Sunday | June 19
August 3, 2011 by admin
Filed under InnerSea Discoveries
Tracy Arm and the Sawyer Glaciers
Terns and Eagles On Ice!
Today is the first of several days visiting up to 7 different glaciers in the Coastal Mountains of Southeast Alaska. The seven glaciers our guests have choices to see emanating from the Stikine Icefield: Sawyer, South Sawyer, Dawes, Baird, Patterson LeConte and Shakes (the latter two are in ice-choked waters and require a 3rd party shore excursion operator that uses special boats or float planes).
The Stikine Icefield is approximately 100 miles long from the Whiting River in the north to the Stikine River in the south and about 30 miles wide from tidewater up and over the crest of the Coast Range past the international boundary into British Colombia, Canada.
We lift anchor on the outside of Holkham Bay and make our way 21 nautical miles up Tracy Arm to the Sawyer glaciers, one of the most extraordinary fjords in the world. I spend the morning on the forward deck where guests congregate on two levels to take in the outstanding scenery.
Guests are taken aback by the sudden appearance of a large Silversea cruise ship named the M/S Silver Shadow. We could count only 10 people out on decks (port side). Perhaps they were all on the starboard side taking-in the massive granitic walls. It’s amazing how small and how few decks we have in comparison.
Further up the fjord, it’s exciting to see the long-distance champion of all the 9,200 species of birds on the planet: the Arctic Tern. It flies up to Alaska to breed from as far south as the Antarctic continent.
I figure it has to be flying 12,000 miles up here to breed and another 12,000 to return for feeding in the Austral Summer. With all the extra flying they do searching for food, particularly during the northern summer to find food and feed the young, I’m guessing they do close to 30,000 miles a year, which equates to 2500 miles a month or over 80 miles a day.
Arctic Terns join the Mew and Glaucous-winged gulls plying the waters for hand-sized shrimp and schooling fish at the face of the glacier. When tons of ice fall during calving events, all sorts of prey is churned up to the surface, arriving discombobulated or dead for easy pickings.
We offer small boat tours that prove to be productive for watching calving events with thunderous sounds and significant swells generated. On our way back to ship, we see and welcome two Tongass National Forest Rangers aboard who arrive via kayak to our stern.
The highlight of the early afternoon is a significant number of Bald Eagles perched on several ice-bergs.
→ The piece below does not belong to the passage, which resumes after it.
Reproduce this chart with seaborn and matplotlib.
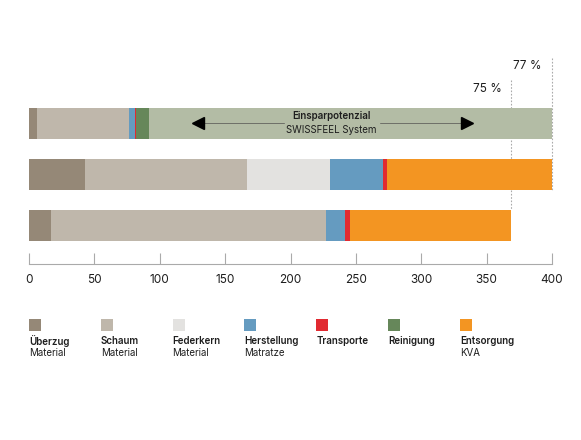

I’ve rarely seen more than one on a berg. To see a dozen or more on the blue ice was thrilling and it was only a minute or two before everyone was alerted to get outside on the decks to see the spectacle at Holkam Bay. The waters are very productive for birds and marine life due to the joining of the Tracy Arm and Endicott Arm fjords. Here the underwater terminal moraine separates the Holkam Bay from the deeper Stephens Passage. My guess is that the eagles were waiting for seals to give birth to pups. The afterbirth provides a needed nutritious supplement. The other possibility is that there is an abundance of schooling fish such as the eulachon or capelin and/or Pollock right now.
We motor south through Stephens Passage to Frederick Sound. I give a marine radio call to the good folks of the Alaska Whale Foundation who are stationed at the Five Fingers Lighthouse. Captain Andy of the Research Vessel Evolution accepts our invitation to come aboard for an evening lecture about his research on the threatened Humpback Whale. He comes aboard with 4 college student research assistants, who join me for dinner before moving up to the top deck. Andy regales us with a fascinating talk on whale ecology. He entertains us with his wit and charm and answers at least a doze questions on his research interests.